Rows from a dataset of charts and code:

★ ★ ★ ★ ★

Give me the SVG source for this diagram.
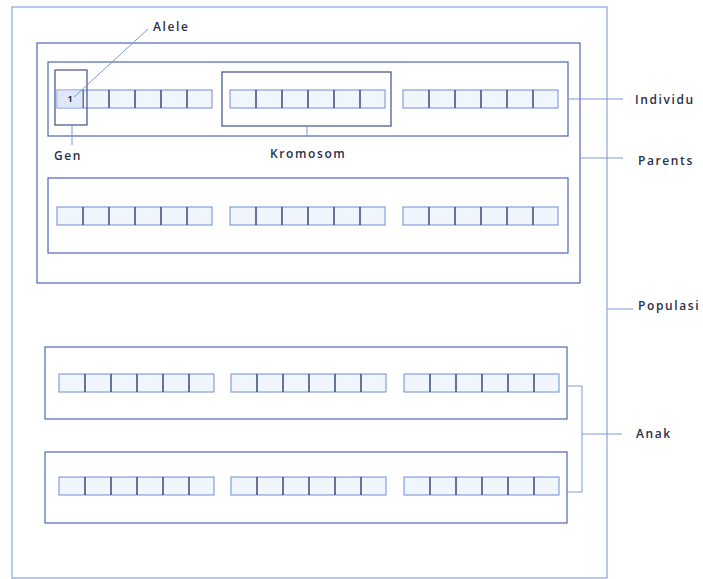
<svg xmlns="http://www.w3.org/2000/svg" xmlns:xlink="http://www.w3.org/1999/xlink" width="703" height="579" viewBox="0 0 703 579">
<style>
.box{fill:none;stroke:#4f67b8;stroke-width:1.2}
.outer{fill:none;stroke:#8ea4e0;stroke-width:1.2}
.sel{fill:none;stroke:#3c4f8f;stroke-width:1.2}
.conn{fill:none;stroke:#7c98dc;stroke-width:1}
.lbl{font-family:"Open Sans","Liberation Sans",sans-serif;font-size:12px;font-weight:600;letter-spacing:1.6px;fill:#2a2f4a}
.cf{fill:#f1f5fc;stroke:#6e8ed8;stroke-width:1}
.dv{stroke:#2d3c6e;stroke-width:1.4}
</style>
<defs>
<g id="chrom">
<rect class="cf" x="0" y="0" width="155" height="18"/>
<line class="dv" x1="26" y1="0" x2="26" y2="18"/>
<line class="dv" x1="52" y1="0" x2="52" y2="18"/>
<line class="dv" x1="78" y1="0" x2="78" y2="18"/>
<line class="dv" x1="104" y1="0" x2="104" y2="18"/>
<line class="dv" x1="130" y1="0" x2="130" y2="18"/>
</g>
</defs>
<rect width="703" height="579" fill="#ffffff"/>
<g id="populasi"><rect class="outer" x="12" y="7" width="595" height="571"/></g>
<g id="parents"><rect class="box" x="37" y="43" width="543" height="240"/></g>
<g id="individu1">
<rect class="box" x="48" y="62" width="520" height="74"/>
<use xlink:href="#chrom" x="57" y="90"/>
<use xlink:href="#chrom" x="230" y="90"/>
<use xlink:href="#chrom" x="403" y="90"/>
<rect x="57.5" y="90.5" width="25" height="17" fill="#dfe8f8"/>
<text x="70" y="102" text-anchor="middle" style="font-family:'Open Sans','Liberation Sans',sans-serif;font-size:9px;font-weight:700;fill:#2a2f4a">1</text>
</g>
<g id="gen"><rect class="sel" x="55" y="70" width="32" height="55"/></g>
<g id="kromosom"><rect class="sel" x="222" y="72" width="169" height="54"/></g>
<g id="individu2">
<rect class="box" x="48" y="178" width="520" height="75"/>
<use xlink:href="#chrom" x="57" y="207"/>
<use xlink:href="#chrom" x="230" y="207"/>
<use xlink:href="#chrom" x="403" y="207"/>
</g>
<g id="anak1">
<rect class="box" x="45" y="347" width="522" height="72"/>
<use xlink:href="#chrom" x="59" y="374"/>
<use xlink:href="#chrom" x="231" y="374"/>
<use xlink:href="#chrom" x="404" y="374"/>
</g>
<g id="anak2">
<rect class="box" x="45" y="452" width="522" height="71"/>
<use xlink:href="#chrom" x="59" y="477"/>
<use xlink:href="#chrom" x="231" y="477"/>
<use xlink:href="#chrom" x="404" y="477"/>
</g>
<g id="connectors">
<line class="conn" x1="74" y1="97" x2="148" y2="29"/>
<line class="conn" x1="72" y1="125" x2="72" y2="145"/>
<line class="conn" x1="307" y1="126" x2="307" y2="137"/>
<line class="conn" x1="568" y1="99" x2="623" y2="99"/>
<line class="conn" x1="580" y1="158" x2="623" y2="158"/>
<line class="conn" x1="607" y1="309" x2="633" y2="309"/>
<path class="conn" d="M567,386 H582 V492 H567 M582,434 H622"/>
</g>
<g id="labels">
<text class="lbl" x="153" y="31">Alele</text>
<text class="lbl" x="54" y="160">Gen</text>
<text class="lbl" x="270" y="158">Kromosom</text>
<text class="lbl" x="635" y="104">Individu</text>
<text class="lbl" x="638" y="165">Parents</text>
<text class="lbl" x="638" y="310">Populasi</text>
<text class="lbl" x="636" y="438">Anak</text>
</g>
</svg>
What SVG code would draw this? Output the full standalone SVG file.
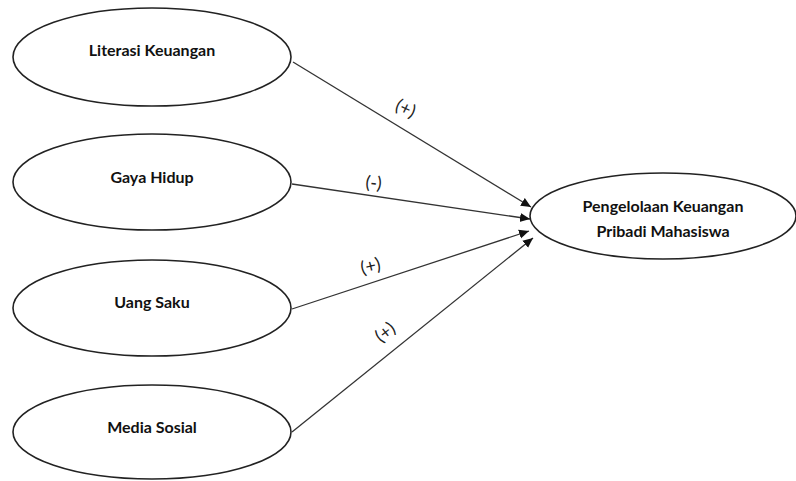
<svg xmlns="http://www.w3.org/2000/svg" width="796" height="481" viewBox="0 0 796 481">
<style>
.node ellipse{fill:#fff;stroke:#222;stroke-width:1.6}
.node text{font-family:Lato,"Open Sans","Liberation Sans",sans-serif;font-weight:bold;font-size:16px;fill:#111;text-anchor:middle}
.edge line{stroke:#333;stroke-width:1.3;marker-end:url(#arr)}
.lbl{font-family:Lato,"Liberation Sans",sans-serif;font-size:18px;fill:#222;text-anchor:middle}
</style>
<defs>
<marker id="arr" viewBox="0 0 10 10" refX="10" refY="5" markerWidth="10" markerHeight="10" markerUnits="userSpaceOnUse" orient="auto">
<path d="M0,0.5 L10,5 L0,9.5 z" fill="#111"/>
</marker>
</defs>
<rect width="796" height="481" fill="#fff"/>
<g id="connectors" class="edge">
<line x1="293" y1="62" x2="531" y2="207"/>
<line x1="292" y1="184" x2="530" y2="219"/>
<line x1="292" y1="309" x2="529" y2="231"/>
<line x1="292" y1="432" x2="533" y2="238"/>
</g>
<g id="labels">
<text class="lbl" transform="translate(403,114) rotate(25)">(+)</text>
<text class="lbl" transform="translate(373,189) rotate(6)">(-)</text>
<text class="lbl" transform="translate(372,272) rotate(-14)">(+)</text>
<text class="lbl" transform="translate(389,337) rotate(-38)">(+)</text>
</g>
<g id="literasi" class="node">
<ellipse cx="152" cy="57" rx="139" ry="49"/>
<text x="152" y="56">Literasi Keuangan</text>
</g>
<g id="gaya" class="node">
<ellipse cx="152" cy="182" rx="139" ry="48"/>
<text x="152" y="183">Gaya Hidup</text>
</g>
<g id="uang" class="node">
<ellipse cx="152" cy="308" rx="139" ry="48"/>
<text x="152" y="308">Uang Saku</text>
</g>
<g id="media" class="node">
<ellipse cx="152" cy="432" rx="139" ry="47"/>
<text x="152" y="433">Media Sosial</text>
</g>
<g id="pengelolaan" class="node">
<ellipse cx="663" cy="216" rx="133" ry="43"/>
<text x="663" y="212">Pengelolaan Keuangan</text>
<text x="663" y="237">Pribadi Mahasiswa</text>
</g>
</svg>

★ ★ ★ ★ ★

*What you will do*: Copy every entry word for word, but omit the pictures.

*Correct result*:
Give me the SVG source for this diagram.
<svg xmlns="http://www.w3.org/2000/svg" xmlns:xlink="http://www.w3.org/1999/xlink" width="703" height="579" viewBox="0 0 703 579">
<style>
.box{fill:none;stroke:#4f67b8;stroke-width:1.2}
.outer{fill:none;stroke:#8ea4e0;stroke-width:1.2}
.sel{fill:none;stroke:#3c4f8f;stroke-width:1.2}
.conn{fill:none;stroke:#7c98dc;stroke-width:1}
.lbl{font-family:"Open Sans","Liberation Sans",sans-serif;font-size:12px;font-weight:600;letter-spacing:1.6px;fill:#2a2f4a}
.cf{fill:#f1f5fc;stroke:#6e8ed8;stroke-width:1}
.dv{stroke:#2d3c6e;stroke-width:1.4}
</style>
<defs>
<g id="chrom">
<rect class="cf" x="0" y="0" width="155" height="18"/>
<line class="dv" x1="26" y1="0" x2="26" y2="18"/>
<line class="dv" x1="52" y1="0" x2="52" y2="18"/>
<line class="dv" x1="78" y1="0" x2="78" y2="18"/>
<line class="dv" x1="104" y1="0" x2="104" y2="18"/>
<line class="dv" x1="130" y1="0" x2="130" y2="18"/>
</g>
</defs>
<rect width="703" height="579" fill="#ffffff"/>
<g id="populasi"><rect class="outer" x="12" y="7" width="595" height="571"/></g>
<g id="parents"><rect class="box" x="37" y="43" width="543" height="240"/></g>
<g id="individu1">
<rect class="box" x="48" y="62" width="520" height="74"/>
<use xlink:href="#chrom" x="57" y="90"/>
<use xlink:href="#chrom" x="230" y="90"/>
<use xlink:href="#chrom" x="403" y="90"/>
<rect x="57.5" y="90.5" width="25" height="17" fill="#dfe8f8"/>
<text x="70" y="102" text-anchor="middle" style="font-family:'Open Sans','Liberation Sans',sans-serif;font-size:9px;font-weight:700;fill:#2a2f4a">1</text>
</g>
<g id="gen"><rect class="sel" x="55" y="70" width="32" height="55"/></g>
<g id="kromosom"><rect class="sel" x="222" y="72" width="169" height="54"/></g>
<g id="individu2">
<rect class="box" x="48" y="178" width="520" height="75"/>
<use xlink:href="#chrom" x="57" y="207"/>
<use xlink:href="#chrom" x="230" y="207"/>
<use xlink:href="#chrom" x="403" y="207"/>
</g>
<g id="anak1">
<rect class="box" x="45" y="347" width="522" height="72"/>
<use xlink:href="#chrom" x="59" y="374"/>
<use xlink:href="#chrom" x="231" y="374"/>
<use xlink:href="#chrom" x="404" y="374"/>
</g>
<g id="anak2">
<rect class="box" x="45" y="452" width="522" height="71"/>
<use xlink:href="#chrom" x="59" y="477"/>
<use xlink:href="#chrom" x="231" y="477"/>
<use xlink:href="#chrom" x="404" y="477"/>
</g>
<g id="connectors">
<line class="conn" x1="74" y1="97" x2="148" y2="29"/>
<line class="conn" x1="72" y1="125" x2="72" y2="145"/>
<line class="conn" x1="307" y1="126" x2="307" y2="137"/>
<line class="conn" x1="568" y1="99" x2="623" y2="99"/>
<line class="conn" x1="580" y1="158" x2="623" y2="158"/>
<line class="conn" x1="607" y1="309" x2="633" y2="309"/>
<path class="conn" d="M567,386 H582 V492 H567 M582,434 H622"/>
</g>
<g id="labels">
<text class="lbl" x="153" y="31">Alele</text>
<text class="lbl" x="54" y="160">Gen</text>
<text class="lbl" x="270" y="158">Kromosom</text>
<text class="lbl" x="635" y="104">Individu</text>
<text class="lbl" x="638" y="165">Parents</text>
<text class="lbl" x="638" y="310">Populasi</text>
<text class="lbl" x="636" y="438">Anak</text>
</g>
</svg>
What SVG code would draw this? Output the full standalone SVG file.
<svg xmlns="http://www.w3.org/2000/svg" width="796" height="481" viewBox="0 0 796 481">
<style>
.node ellipse{fill:#fff;stroke:#222;stroke-width:1.6}
.node text{font-family:Lato,"Open Sans","Liberation Sans",sans-serif;font-weight:bold;font-size:16px;fill:#111;text-anchor:middle}
.edge line{stroke:#333;stroke-width:1.3;marker-end:url(#arr)}
.lbl{font-family:Lato,"Liberation Sans",sans-serif;font-size:18px;fill:#222;text-anchor:middle}
</style>
<defs>
<marker id="arr" viewBox="0 0 10 10" refX="10" refY="5" markerWidth="10" markerHeight="10" markerUnits="userSpaceOnUse" orient="auto">
<path d="M0,0.5 L10,5 L0,9.5 z" fill="#111"/>
</marker>
</defs>
<rect width="796" height="481" fill="#fff"/>
<g id="connectors" class="edge">
<line x1="293" y1="62" x2="531" y2="207"/>
<line x1="292" y1="184" x2="530" y2="219"/>
<line x1="292" y1="309" x2="529" y2="231"/>
<line x1="292" y1="432" x2="533" y2="238"/>
</g>
<g id="labels">
<text class="lbl" transform="translate(403,114) rotate(25)">(+)</text>
<text class="lbl" transform="translate(373,189) rotate(6)">(-)</text>
<text class="lbl" transform="translate(372,272) rotate(-14)">(+)</text>
<text class="lbl" transform="translate(389,337) rotate(-38)">(+)</text>
</g>
<g id="literasi" class="node">
<ellipse cx="152" cy="57" rx="139" ry="49"/>
<text x="152" y="56">Literasi Keuangan</text>
</g>
<g id="gaya" class="node">
<ellipse cx="152" cy="182" rx="139" ry="48"/>
<text x="152" y="183">Gaya Hidup</text>
</g>
<g id="uang" class="node">
<ellipse cx="152" cy="308" rx="139" ry="48"/>
<text x="152" y="308">Uang Saku</text>
</g>
<g id="media" class="node">
<ellipse cx="152" cy="432" rx="139" ry="47"/>
<text x="152" y="433">Media Sosial</text>
</g>
<g id="pengelolaan" class="node">
<ellipse cx="663" cy="216" rx="133" ry="43"/>
<text x="663" y="212">Pengelolaan Keuangan</text>
<text x="663" y="237">Pribadi Mahasiswa</text>
</g>
</svg>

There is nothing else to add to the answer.